Pour nous, l’école ne peut avoir de sens que si elle vise l’autonomie individuelle et collective. Cela veut d’abord dire que la loi à laquelle tout le monde est soumis doit être pensée, élaborée, édictée, appliquée et changée par le plus grand nombre possible : si une véritable démocratie repose sur la délibération du peuple assemblé, une véritable éducation implique des assemblées d’établissement regroupant professeurs, élèves, personnels éducatifs, techniciens, etc... dont les modalités (droit de véto, compétences, etc...) sont à fixer.

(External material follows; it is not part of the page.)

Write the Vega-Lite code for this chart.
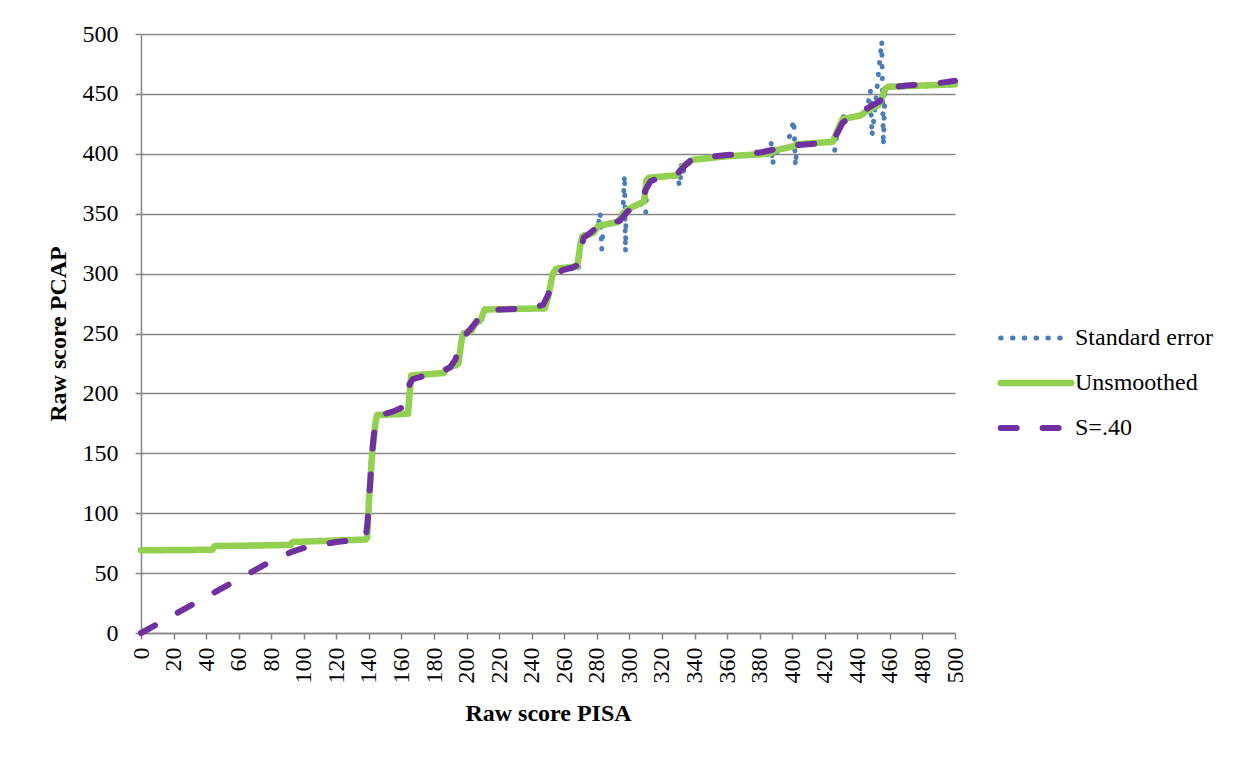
{
"$schema": "https://vega.github.io/schema/vega-lite/v6.json",
"width": 814, "height": 599,
"autosize": {"type": "none"},
"padding": {"left": 141, "top": 34, "right": 298, "bottom": 124},
"background": "white",
"config": {
  "view": {"stroke": null},
  "font": "Liberation Serif, Times New Roman, serif",
  "axis": {"labelFont": "Liberation Serif, Times New Roman, serif", "labelFontSize": 24, "labelColor": "black", "titleFont": "Liberation Serif, Times New Roman, serif", "titleFontSize": 24, "titleFontWeight": "bold", "titleColor": "black", "domainColor": "#868686", "domainWidth": 1.5, "tickColor": "#868686", "tickWidth": 1.5, "tickSize": 6, "gridColor": "#868686", "gridWidth": 1.5},
  "legend": {"orient": "none", "legendX": 883, "legendY": 292, "symbolType": "stroke", "symbolSize": 5000, "labelFont": "Liberation Serif, Times New Roman, serif", "labelFontSize": 24, "labelColor": "black", "labelOffset": 27, "rowPadding": 20}
},
"datasets": {
  "d": [
    {"s":"Standard error","x":0,"y":69},{"s":"Standard error","x":44,"y":69.5},{"s":"Standard error","x":45,"y":72.5},{"s":"Standard error","x":92,"y":73.5},{"s":"Standard error","x":93,"y":76},{"s":"Standard error","x":138,"y":78},{"s":"Standard error","x":139,"y":80},{"s":"Standard error","x":140,"y":110},{"s":"Standard error","x":141,"y":140},{"s":"Standard error","x":142,"y":150},{"s":"Standard error","x":143,"y":160},{"s":"Standard error","x":144,"y":175},{"s":"Standard error","x":145,"y":182},{"s":"Standard error","x":164,"y":183},{"s":"Standard error","x":165,"y":200},{"s":"Standard error","x":166,"y":215},{"s":"Standard error","x":186,"y":217},{"s":"Standard error","x":187,"y":220},{"s":"Standard error","x":193,"y":222},{"s":"Standard error","x":195,"y":226},{"s":"Standard error","x":197,"y":245},{"s":"Standard error","x":198,"y":250},{"s":"Standard error","x":201,"y":250},{"s":"Standard error","x":203,"y":254},{"s":"Standard error","x":205,"y":258},{"s":"Standard error","x":207,"y":256},{"s":"Standard error","x":209,"y":263},{"s":"Standard error","x":211,"y":270},{"s":"Standard error","x":248,"y":271},{"s":"Standard error","x":250,"y":280},{"s":"Standard error","x":253,"y":300},{"s":"Standard error","x":255,"y":304},{"s":"Standard error","x":265,"y":304},{"s":"Standard error","x":267,"y":301},{"s":"Standard error","x":269,"y":306},{"s":"Standard error","x":270,"y":325},{"s":"Standard error","x":271,"y":333},{"s":"Standard error","x":274,"y":331},{"s":"Standard error","x":278,"y":334},{"s":"Standard error","x":281,"y":341},{"s":"Standard error","x":282,"y":351},{"s":"Standard error","x":283,"y":320},{"s":"Standard error","x":284,"y":340},{"s":"Standard error","x":287,"y":342},{"s":"Standard error","x":293,"y":343},{"s":"Standard error","x":295,"y":348},{"s":"Standard error","x":296,"y":352},{"s":"Standard error","x":297,"y":382},{"s":"Standard error","x":297.6,"y":318},{"s":"Standard error","x":298,"y":356},{"s":"Standard error","x":300,"y":354},{"s":"Standard error","x":304,"y":357},{"s":"Standard error","x":308,"y":358},{"s":"Standard error","x":310,"y":351},{"s":"Standard error","x":311,"y":378},{"s":"Standard error","x":312,"y":380},{"s":"Standard error","x":329,"y":382},{"s":"Standard error","x":331,"y":373},{"s":"Standard error","x":332,"y":392},{"s":"Standard error","x":333,"y":385},{"s":"Standard error","x":335,"y":392},{"s":"Standard error","x":337,"y":394},{"s":"Standard error","x":339,"y":395},{"s":"Standard error","x":360,"y":398},{"s":"Standard error","x":386,"y":400},{"s":"Standard error","x":387,"y":410},{"s":"Standard error","x":388,"y":391},{"s":"Standard error","x":389,"y":401},{"s":"Standard error","x":396,"y":403},{"s":"Standard error","x":401,"y":428},{"s":"Standard error","x":402,"y":390},{"s":"Standard error","x":403,"y":407},{"s":"Standard error","x":410,"y":408},{"s":"Standard error","x":425,"y":410},{"s":"Standard error","x":426,"y":402},{"s":"Standard error","x":428,"y":420},{"s":"Standard error","x":431,"y":431},{"s":"Standard error","x":436,"y":430},{"s":"Standard error","x":442,"y":432},{"s":"Standard error","x":446,"y":436},{"s":"Standard error","x":448,"y":453},{"s":"Standard error","x":449,"y":415},{"s":"Standard error","x":451,"y":440},{"s":"Standard error","x":455,"y":494},{"s":"Standard error","x":456,"y":407},{"s":"Standard error","x":457,"y":454},{"s":"Standard error","x":459,"y":456},{"s":"Standard error","x":480,"y":456},{"s":"Standard error","x":490,"y":458},{"s":"Standard error","x":500,"y":457},
    {"s":"Unsmoothed","x":0,"y":69},{"s":"Unsmoothed","x":44,"y":69.5},{"s":"Unsmoothed","x":45,"y":72.5},{"s":"Unsmoothed","x":92,"y":73.5},{"s":"Unsmoothed","x":93,"y":76},{"s":"Unsmoothed","x":138,"y":78},{"s":"Unsmoothed","x":139,"y":80},{"s":"Unsmoothed","x":140,"y":110},{"s":"Unsmoothed","x":142,"y":150},{"s":"Unsmoothed","x":144,"y":175},{"s":"Unsmoothed","x":145,"y":182},{"s":"Unsmoothed","x":164,"y":183},{"s":"Unsmoothed","x":165,"y":200},{"s":"Unsmoothed","x":166,"y":215},{"s":"Unsmoothed","x":186,"y":217},{"s":"Unsmoothed","x":187,"y":220},{"s":"Unsmoothed","x":195,"y":225},{"s":"Unsmoothed","x":197,"y":245},{"s":"Unsmoothed","x":198,"y":250},{"s":"Unsmoothed","x":203,"y":252},{"s":"Unsmoothed","x":205,"y":258},{"s":"Unsmoothed","x":209,"y":262},{"s":"Unsmoothed","x":211,"y":270},{"s":"Unsmoothed","x":248,"y":271},{"s":"Unsmoothed","x":250,"y":280},{"s":"Unsmoothed","x":253,"y":300},{"s":"Unsmoothed","x":255,"y":304},{"s":"Unsmoothed","x":268,"y":306},{"s":"Unsmoothed","x":270,"y":325},{"s":"Unsmoothed","x":271,"y":331},{"s":"Unsmoothed","x":278,"y":334},{"s":"Unsmoothed","x":281,"y":340},{"s":"Unsmoothed","x":293,"y":343},{"s":"Unsmoothed","x":296,"y":350},{"s":"Unsmoothed","x":298,"y":353},{"s":"Unsmoothed","x":304,"y":357},{"s":"Unsmoothed","x":309,"y":360},{"s":"Unsmoothed","x":310.5,"y":378},{"s":"Unsmoothed","x":312,"y":380},{"s":"Unsmoothed","x":329,"y":382},{"s":"Unsmoothed","x":333,"y":390},{"s":"Unsmoothed","x":337,"y":393},{"s":"Unsmoothed","x":339,"y":395},{"s":"Unsmoothed","x":360,"y":398},{"s":"Unsmoothed","x":386,"y":400},{"s":"Unsmoothed","x":390,"y":403},{"s":"Unsmoothed","x":400,"y":406},{"s":"Unsmoothed","x":403,"y":408},{"s":"Unsmoothed","x":425,"y":410},{"s":"Unsmoothed","x":428,"y":420},{"s":"Unsmoothed","x":431,"y":429},{"s":"Unsmoothed","x":442,"y":432},{"s":"Unsmoothed","x":446,"y":436},{"s":"Unsmoothed","x":453,"y":441},{"s":"Unsmoothed","x":455,"y":446},{"s":"Unsmoothed","x":457,"y":454},{"s":"Unsmoothed","x":459,"y":456},{"s":"Unsmoothed","x":480,"y":457},{"s":"Unsmoothed","x":500,"y":458},
    {"s":"S=.40","x":0,"y":0},{"s":"S=.40","x":20,"y":15},{"s":"S=.40","x":40,"y":30},{"s":"S=.40","x":60,"y":45},{"s":"S=.40","x":80,"y":60},{"s":"S=.40","x":93,"y":68},{"s":"S=.40","x":100,"y":71},{"s":"S=.40","x":120,"y":76},{"s":"S=.40","x":135,"y":78},{"s":"S=.40","x":138,"y":80},{"s":"S=.40","x":139,"y":90},{"s":"S=.40","x":140,"y":110},{"s":"S=.40","x":141,"y":130},{"s":"S=.40","x":142,"y":150},{"s":"S=.40","x":143,"y":165},{"s":"S=.40","x":144,"y":175},{"s":"S=.40","x":145,"y":181},{"s":"S=.40","x":150,"y":183},{"s":"S=.40","x":155,"y":185},{"s":"S=.40","x":160,"y":188},{"s":"S=.40","x":163,"y":191},{"s":"S=.40","x":164,"y":200},{"s":"S=.40","x":165,"y":208},{"s":"S=.40","x":167,"y":212},{"s":"S=.40","x":175,"y":215},{"s":"S=.40","x":185,"y":218},{"s":"S=.40","x":190,"y":222},{"s":"S=.40","x":193,"y":228},{"s":"S=.40","x":196,"y":240},{"s":"S=.40","x":200,"y":250},{"s":"S=.40","x":205,"y":258},{"s":"S=.40","x":208,"y":264},{"s":"S=.40","x":212,"y":268},{"s":"S=.40","x":220,"y":270},{"s":"S=.40","x":240,"y":271},{"s":"S=.40","x":247,"y":274},{"s":"S=.40","x":250,"y":282},{"s":"S=.40","x":253,"y":292},{"s":"S=.40","x":256,"y":300},{"s":"S=.40","x":259,"y":303},{"s":"S=.40","x":265,"y":305},{"s":"S=.40","x":268,"y":307},{"s":"S=.40","x":270,"y":320},{"s":"S=.40","x":272,"y":330},{"s":"S=.40","x":276,"y":334},{"s":"S=.40","x":282,"y":341},{"s":"S=.40","x":294,"y":344},{"s":"S=.40","x":299,"y":352},{"s":"S=.40","x":305,"y":357},{"s":"S=.40","x":308,"y":362},{"s":"S=.40","x":310,"y":370},{"s":"S=.40","x":313,"y":377},{"s":"S=.40","x":318,"y":380},{"s":"S=.40","x":325,"y":381},{"s":"S=.40","x":330,"y":384},{"s":"S=.40","x":334,"y":390},{"s":"S=.40","x":338,"y":395},{"s":"S=.40","x":345,"y":397},{"s":"S=.40","x":360,"y":399},{"s":"S=.40","x":380,"y":401},{"s":"S=.40","x":390,"y":404},{"s":"S=.40","x":400,"y":407},{"s":"S=.40","x":410,"y":408},{"s":"S=.40","x":420,"y":409},{"s":"S=.40","x":425,"y":411},{"s":"S=.40","x":428,"y":418},{"s":"S=.40","x":431,"y":426},{"s":"S=.40","x":435,"y":430},{"s":"S=.40","x":440,"y":432},{"s":"S=.40","x":445,"y":437},{"s":"S=.40","x":450,"y":441},{"s":"S=.40","x":454,"y":444},{"s":"S=.40","x":456,"y":450},{"s":"S=.40","x":458,"y":455},{"s":"S=.40","x":470,"y":457},{"s":"S=.40","x":480,"y":458},{"s":"S=.40","x":490,"y":459},{"s":"S=.40","x":500,"y":461}
  ]
},
"data": {"name": "d"},
"encoding": {
  "x": {"field": "x", "type": "quantitative", "scale": {"domain": [0, 500], "nice": false}, "axis": {"title": "Raw score PISA", "values": [0,20,40,60,80,100,120,140,160,180,200,220,240,260,280,300,320,340,360,380,400,420,440,460,480,500], "labelAngle": 270, "labelAlign": "right", "labelBaseline": "middle", "labelPadding": 8, "grid": false, "titlePadding": 18}},
  "y": {"field": "y", "type": "quantitative", "scale": {"domain": [0, 500], "nice": false}, "axis": {"title": "Raw score PCAP", "values": [0,50,100,150,200,250,300,350,400,450,500], "labelPadding": 17, "grid": true, "titlePadding": 12}},
  "color": {"field": "s", "type": "nominal", "scale": {"domain": ["Standard error", "Unsmoothed", "S=.40"], "range": ["#4A7EBB", "#92D050", "#7030A0"]}, "legend": {"title": null, "encode": {"symbols": {"update": {"strokeCap": {"value": "round"}, "strokeWidth": {"signal": "datum.value === 'Unsmoothed' ? 6.5 : datum.value === 'S=.40' ? 6 : 5"}}}}}},
  "strokeDash": {"field": "s", "type": "nominal", "scale": {"domain": ["Standard error", "Unsmoothed", "S=.40"], "range": [[0.5, 11.3], [1, 0], [16, 26]]}, "legend": {"title": null, "encode": {"symbols": {"update": {"strokeCap": {"value": "round"}, "strokeWidth": {"signal": "datum.value === 'Unsmoothed' ? 6.5 : datum.value === 'S=.40' ? 6 : 5"}}}}}}
},
"layer": [
  {"transform": [{"filter": "datum.s === 'Standard error'"}], "mark": {"type": "line", "strokeCap": "round", "strokeJoin": "round", "strokeWidth": 5}},
  {"transform": [{"filter": "datum.s === 'Unsmoothed'"}], "mark": {"type": "line", "strokeCap": "round", "strokeJoin": "round", "strokeWidth": 6.5}},
  {"transform": [{"filter": "datum.s === 'S=.40'"}], "mark": {"type": "line", "strokeCap": "round", "strokeJoin": "round", "strokeWidth": 6}}
]
}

De la même manière, il y a à fonder des relations pédagogiques sur le désir d’apprendre et d’enseigner, qu’il faut susciter, formuler et réaliser. La concurrence, la « réussite », le conformisme ne peuvent êtres des motivations éducatives : accompagner, sans angélisme, la volonté profonde de participer à l’aventure humaine est le seul ressort de toute existence digne de ce nom. Enfin, la formation des nouvelles générations aux enjeux futurs, la transmission des acquis inestimables des millénaires passés, est une tâche qui exige de celui qui l’exerce une capacité d’autonomie réelle. Loin des démagogies gauchistes aujourd’hui couplées à l’autoritarisme bureaucratique, il est question ici d’un retour critique sur sa pratique, d’une interrogation illimitée quant à sa pensée et de la responsabilité immense d’avoir à assumer, aimer et transformer le monde qui nous entoure.